On 10/3/19 2:07 PM, Mark Andrews wrote:
Now IPv6 examples are nice but getting several 1000’s people to read draft that just add addresses in the range 2001:DB8::/32 instead of 11.0.0.0/8, 12.0.0.0/8 and 204.69.207.0/24, then to get the RFC editor to publish it is quite frankly is a waste of time.
Long ago, I was working on Network Graphics Protocol and the draft RFC for it. My boss said that I needed to write a couple of paragraphs about fixed-point binary fractions, which the protocol used, "because that's not a common thing in the world". How bad was this? The person who was writing the generator of the NGP stream used *floating point* because that person didn't understand that 7FFFFFFF was interpreted as a bitty-point less than 1.0, and 80000001 was a bitty-point less that -1.0 -- and that trying to shoehorn this into IEEE floating-point format almost worked. What my poor boss didn't realize is that exactly 1.0 and -1.0 were not defined. The specification didn't make that clear.

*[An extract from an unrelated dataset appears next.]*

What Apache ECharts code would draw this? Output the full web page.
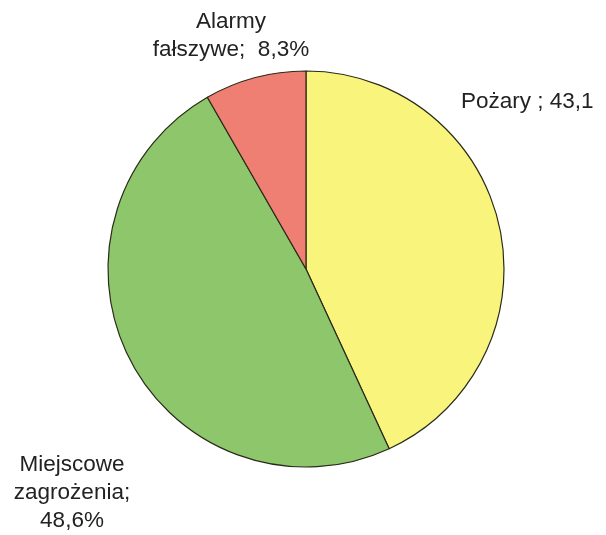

When I'm doing technical writing, I find all sorts of corner cases that were missed by the designers and the QA people. It makes me very unpopular. But it also makes for a better product, in the end. So making everything crystal clear and obvious is definitely not "a waste of time." You have no idea what undiscovered bugs may become obvious when you go through the exercise and show all your work. You still need a IPv6 version of RFC 1812. Make it as clean as possible. Use an ax instead of a XACTO knife on the current draft. What is the minimum necessary things that a generic IPv6 router MUST do?